GR: His greatest achievement is the Oslo Process and bringing and solidifying the two-state solution into the Palestinian political discourse. For me the culmination of that process was this year’s Fatah Congress. I sat through his three plus hour speech to members of his own party where he defended his decisions to go to Oslo and talk with Israelis and gave a hearty defence of the two-state solution and the non-violence approach. I look back at the conflict and these were the things we begged Arafat to do – he was famous for saying one thing in Arabic for his own audience and another thing in English to the international community. Yet this is what Abbas is willing to stake his legacy on. He brought the notion of peace into the accepted Palestinian framework for statehood and, if nothing else, that is his greatest achievement.
That does not mean his legacy hasn’t been diminished because, like Amir said, his greatest mistake was not accepting the Obama proposal. You can’t really ask for a better situation, from a Palestinian standpoint, than having your leader sitting in the White House with a US president, two years left on his term, willing to go to bat for you vis-à-vis the Israelis. And I think his legacy will be that of missed opportunity. Shimon Peres called him the greatest partner for peace because of his role in Oslo, but ultimately his deficiencies outweighed his strengths and he will likely leave a quagmire.
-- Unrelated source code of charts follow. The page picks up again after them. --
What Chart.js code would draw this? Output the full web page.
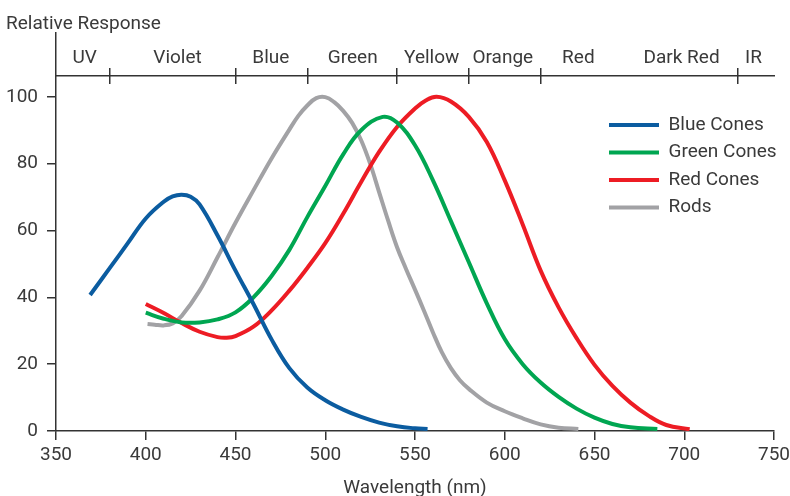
<!DOCTYPE html>
<html><head><meta charset="utf-8">
<script src="https://cdn.jsdelivr.net/npm/chart.js@4"></script>
<style>html,body{margin:0;padding:0;background:#fff}#wrap{width:790px;height:496px;position:relative}</style>
</head><body><div id="wrap"><canvas id="c" width="790" height="496"></canvas></div>
<script>
// ---- data ----
const blueX  = [369,380,390,400,410,415,420,425,430,440,450,460,470,480,490,500,510,520,530,540,550,557];
const blueY  = [40.7,48.8,56.2,63.6,68.6,70.2,70.7,70.1,67.8,58.5,48,38,27.5,18.8,13,9.2,6.4,4.2,2.5,1.4,0.8,0.6];
const greenX = [400,410,420,430,440,450,460,470,480,490,500,510,520,532,540,550,560,570,580,590,600,610,620,630,640,650,660,670,685];
const greenY = [35.4,33.6,32.5,32.5,33.4,35.5,40,46.3,54.2,64,73.3,82.8,90,94,92.3,85.5,75,62.8,50.5,38.2,27.5,20,14.5,10.2,6.7,4,2.1,1.1,0.6];
const redX   = [400,410,420,430,440,445,450,460,470,480,490,500,510,520,530,540,550,556,562,570,580,590,600,610,620,630,640,650,660,670,680,690,703];
const redY   = [38,35.3,32.3,29.7,28.1,27.9,28.4,31.2,36,42,48.8,56.2,65,74.5,83.5,91,96.5,98.9,100,98.6,94,86.5,75,61.8,48,37,27.8,19.8,13.5,8.5,4.6,1.8,0.5];
const rodX   = [401,405,410,415,420,430,440,450,460,470,480,485,490,495,500,505,510,515,520,525,530,535,540,545,550,555,560,565,570,575,580,590,600,610,620,630,641];
const rodY   = [32,31.8,31.6,32.2,34.4,42,52,62.3,72,81.5,90.2,94.3,97.4,99.6,99.9,98.4,95.8,92.2,87,80,71.5,63,55,48.5,42.3,36,29.5,23.5,18.8,15.2,12.6,8.5,5.9,3.8,2,1,0.6];
const seriesNames = ['Blue Cones','Green Cones','Red Cones','Rods'];
const yTickValues = [0,20,40,60,80,100];
const bandEdges   = [380,450,490,540,580,620,730];
const bandNames   = ['UV','Violet','Blue','Green','Yellow','Orange','Red','Dark Red','IR'];
const bandCenters = [366,417.7,469.7,515.3,559.3,598.9,641,698.5,738.6];

// ---- styles ----
const FONT = 'Roboto';
const TEXT = '#3a3a3a';
const AXIS = '#333333';
const COLORS = ['#0b5ca0','#00a651','#ed1c24','#a2a2a5'];
const Y_TOP = 119.1;
const BAND_TICK_Y = 108.6, BAND_LINE_Y = 106.25, BAND_LABEL_Y = 115.1;

const pts = (xs, ys) => xs.map((x, i) => ({x: x, y: ys[i]}));
const sets = [[blueX,blueY],[greenX,greenY],[redX,redY],[rodX,rodY]];

const datasets = sets.map((s, i) => ({
  label: seriesNames[i],
  data: pts(s[0], s[1]),
  borderColor: COLORS[i],
  backgroundColor: COLORS[i],
  borderWidth: 4,
  pointRadius: 0,
  pointHoverRadius: 0,
  pointBorderWidth: 4,
  fill: false,
  tension: 0.4,
  borderCapStyle: 'butt'
}));

const font = (size) => ({family: FONT, size: size});

const legendPlacer = {
  id: 'legendPlacer',
  afterLayout(chart) {
    const lg = chart.legend;
    if (!lg) return;
    const h = lg.height;
    lg.left = 600.5; lg.right = lg.left + lg.width;
    lg.top = 107; lg.bottom = lg.top + h;
  }
};

const noEdgePadding = (s) => { s.paddingLeft = 0; s.paddingRight = 0; };

new Chart(document.getElementById('c'), {
  type: 'line',
  data: { datasets: datasets },
  plugins: [legendPlacer],
  options: {
    responsive: false,
    animation: false,
    devicePixelRatio: 1,
    layout: { padding: { left: 6, right: 16, top: 0, bottom: 0 } },
    plugins: {
      tooltip: { enabled: false },
      title: {
        display: true, text: 'Relative Response', align: 'start', color: TEXT,
        font: { family: FONT, size: 19, weight: 'normal', lineHeight: 1 },
        padding: { top: 15, bottom: -1 }
      },
      legend: {
        position: 'chartArea', align: 'start',
        labels: {
          usePointStyle: true, pointStyle: 'line', pointStyleWidth: 50,
          font: font(19), color: TEXT, padding: 8.5
        }
      }
    },
    scales: {
      x: {
        type: 'linear', position: 'bottom', min: 350, max: 750,
        ticks: { stepSize: 50, color: TEXT, font: font(19), padding: 4, maxRotation: 0 },
        grid: { drawOnChartArea: false, tickLength: 9, color: AXIS, lineWidth: 1.5 },
        border: { color: AXIS, width: 1.5 },
        title: { display: true, text: 'Wavelength (nm)', color: TEXT, font: font(19), padding: { top: 0, bottom: -4 } },
        afterFit: (s) => { s.height = 65; noEdgePadding(s); }
      },
      y: {
        type: 'linear', position: 'left', min: 0, max: Y_TOP,
        afterBuildTicks: (s) => { s.ticks = yTickValues.map(v => ({value: v})); },
        ticks: { color: TEXT, font: font(19), padding: 9 },
        grid: { drawOnChartArea: false, tickLength: 9, color: AXIS, lineWidth: 1.5 },
        border: { color: AXIS, width: 1.5 },
        afterFit: (s) => { s.width = 50; }
      },
      bandTicks: {
        type: 'linear', axis: 'x', position: { y: BAND_TICK_Y }, min: 350, max: 750,
        afterBuildTicks: (s) => { s.ticks = bandEdges.map(v => ({value: v})); },
        ticks: { display: false },
        grid: { drawOnChartArea: false, tickLength: 16, color: AXIS, lineWidth: 1.5 },
        border: { display: false },
        afterFit: noEdgePadding
      },
      bandLine: {
        type: 'linear', axis: 'x', position: { y: BAND_LINE_Y }, min: 350, max: 750,
        ticks: { display: false },
        grid: { display: false, drawTicks: false },
        border: { display: true, color: AXIS, width: 1.5 },
        afterFit: noEdgePadding
      },
      bandLabels: {
        type: 'linear', axis: 'x', position: { y: BAND_LABEL_Y }, min: 350, max: 750,
        afterBuildTicks: (s) => { s.ticks = bandCenters.map(v => ({value: v})); },
        ticks: { autoSkip: false, maxRotation: 0, padding: 0, color: TEXT, font: font(19),
                 callback: (v, i) => bandNames[i] },
        grid: { display: false, drawTicks: false },
        border: { display: false },
        afterFit: noEdgePadding
      }
    }
  }
});
</script></body></html>
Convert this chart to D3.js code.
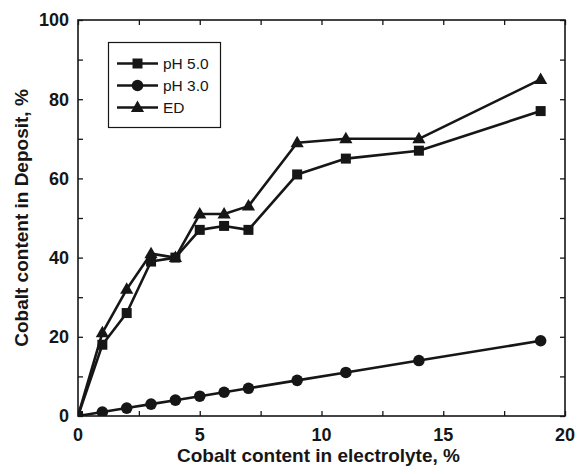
<!DOCTYPE html>
<html>
<head>
<meta charset="utf-8">
<script src="https://cdn.jsdelivr.net/npm/d3@7/dist/d3.min.js"></script>
<style>
  html, body { margin: 0; padding: 0; background: #fff; }
  svg { display: block; font-family: "Liberation Sans", Arial, Helvetica, sans-serif; }
</style>
</head>
<body>
<svg id="chart" width="577" height="474"></svg>
<script>
// Cobalt content in electrolyte (%)
const electrolyte = [0, 1, 2, 3, 4, 5, 6, 7, 9, 11, 14, 19];
// Cobalt content in deposit (%) for each bath
const ph50 = [0, 18, 26, 39, 40, 47, 48, 47, 61, 65, 67, 77];
const ph30 = [0, 1, 2, 3, 4, 5, 6, 7, 9, 11, 14, 19];
const ed   = [0, 21, 32, 41, 40, 51, 51, 53, 69, 70, 70, 85];

const seriesNames = ["pH 5.0", "pH 3.0", "ED"];
const seriesSymbols = ["square", "circle", "triangle"];

const xTickLabels = [0, 5, 10, 15, 20];
const yTickLabels = [0, 20, 40, 60, 80, 100];

const series = [
  { name: seriesNames[0], symbol: seriesSymbols[0], values: ph50 },
  { name: seriesNames[1], symbol: seriesSymbols[1], values: ph30 },
  { name: seriesNames[2], symbol: seriesSymbols[2], values: ed }
];

const ink = "#161616";
const margin = { left: 78, top: 20, right: 12, bottom: 58 };
const W = 577, H = 474;
const pw = W - margin.left - margin.right;
const ph = H - margin.top - margin.bottom;

const svg = d3.select("#chart");
const g = svg.append("g").attr("transform", `translate(${margin.left},${margin.top})`);

const x = d3.scaleLinear().domain([0, 20]).range([0, pw]);
const y = d3.scaleLinear().domain([0, 100]).range([ph, 0]);

svg.append("defs").append("clipPath").attr("id", "plotClip")
  .append("rect").attr("x", 0).attr("y", 0).attr("width", pw).attr("height", ph);

// Marker shapes
function drawMarker(sel, symbol, cx, cy) {
  if (symbol === "square") {
    sel.append("rect").attr("x", cx - 5).attr("y", cy - 5)
      .attr("width", 10).attr("height", 10).attr("fill", ink);
  } else if (symbol === "circle") {
    sel.append("circle").attr("cx", cx).attr("cy", cy).attr("r", 5.8).attr("fill", ink);
  } else {
    sel.append("path")
      .attr("d", `M${cx},${cy - 7}L${cx + 6.6},${cy + 4.5}L${cx - 6.6},${cy + 4.5}Z`)
      .attr("fill", ink);
  }
}

// Axes: inward ticks on all four sides
const tickLen = 5;
const xTicks = d3.range(0, 20.01, 2.5);
const yTicks = d3.range(0, 100.01, 10);

const axB = d3.axisBottom(x).tickValues(xTicks).tickSize(-tickLen).tickFormat("");
const axT = d3.axisTop(x).tickValues(xTicks).tickSize(-tickLen).tickFormat("");
const axL = d3.axisLeft(y).tickValues(yTicks).tickSize(-tickLen).tickFormat("");
const axR = d3.axisRight(y).tickValues(yTicks).tickSize(-tickLen).tickFormat("");

function styleAxis(sel) {
  sel.select(".domain").remove();
  sel.selectAll(".tick line").attr("stroke", ink).attr("stroke-width", 1.3);
}
g.append("g").attr("transform", `translate(0,${ph})`).call(axB).call(styleAxis);
g.append("g").call(axT).call(styleAxis);
g.append("g").call(axL).call(styleAxis);
g.append("g").attr("transform", `translate(${pw},0)`).call(axR).call(styleAxis);

// Tick labels
g.append("g").selectAll("text").data(xTickLabels).join("text")
  .attr("x", d => x(d)).attr("y", ph + 25)
  .attr("text-anchor", "middle")
  .attr("font-size", 18).attr("font-weight", "bold").attr("fill", ink)
  .text(d => d);

g.append("g").selectAll("text").data(yTickLabels).join("text")
  .attr("x", -9).attr("y", d => y(d)).attr("dy", "0.36em")
  .attr("text-anchor", "end")
  .attr("font-size", 18).attr("font-weight", "bold").attr("fill", ink)
  .text(d => d);

// Axis titles
svg.append("text")
  .attr("x", margin.left + pw / 2 - 3).attr("y", 462)
  .attr("text-anchor", "middle")
  .attr("font-size", 19).attr("font-weight", "bold").attr("fill", ink)
  .text("Cobalt content in electrolyte, %");

svg.append("text")
  .attr("transform", `translate(27.5,${margin.top + ph / 2}) rotate(-90)`)
  .attr("text-anchor", "middle")
  .attr("font-size", 19).attr("font-weight", "bold").attr("fill", ink)
  .text("Cobalt content in Deposit, %");

// Data lines and markers
const plot = g.append("g").attr("clip-path", "url(#plotClip)");
const line = d3.line().x((d, i) => x(electrolyte[i])).y(d => y(d));

series.forEach(s => {
  plot.append("path").datum(s.values)
    .attr("d", line)
    .attr("fill", "none").attr("stroke", ink)
    .attr("stroke-width", 2.6).attr("stroke-linejoin", "round");
});
series.forEach(s => {
  const mg = plot.append("g");
  s.values.forEach((v, i) => drawMarker(mg, s.symbol, x(electrolyte[i]), y(v)));
});

// Plot frame
g.append("rect").attr("x", 0).attr("y", 0).attr("width", pw).attr("height", ph)
  .attr("fill", "none").attr("stroke", ink).attr("stroke-width", 1.6);

// Legend
const legend = svg.append("g");
legend.append("rect").attr("x", 108.5).attr("y", 42.5).attr("width", 112).attr("height", 85)
  .attr("fill", "#fff").attr("stroke", ink).attr("stroke-width", 1.2);
series.forEach((s, i) => {
  const ly = 63.5 + i * 22;
  legend.append("line").attr("x1", 117).attr("x2", 158).attr("y1", ly).attr("y2", ly)
    .attr("stroke", ink).attr("stroke-width", 2.6);
  drawMarker(legend, s.symbol, 137.5, ly);
  legend.append("text").attr("x", 163).attr("y", ly).attr("dy", "0.36em")
    .attr("font-size", 15.5).attr("fill", ink)
    .text(s.name);
});
</script>
</body>
</html>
AT: I want to offer one defence of Abbas. When we talk about a missed opportunity it works both ways because Abbas is also a missed opportunity for Israel – especially when you look at the entire gallery of Palestinian and Arab leaders. There have been Arab leaders much more powerful than Abbas, and better able to withstand greater public pressures or attempts to question their legitimacy, who have shown much less courage than President Abbas when it comes to peace talks, normalisation with Israel and even open discussions with Israeli leaders. There is a tendency now to say that Israelis, the Americans and the international community doesn’t need Abbas, we can work with other Arab leaders for a regional peace. They are wrong. There are very powerful Arab leaders in the region who have secret relations with Israel but do not dare to do anything in the open. But there is still Abbas, much weaker, with internal constraints and who isn’t perfect, but has taken real risks for peace. The fact he will soon to leave the stage with his life project incomplete is a big loss for all sides.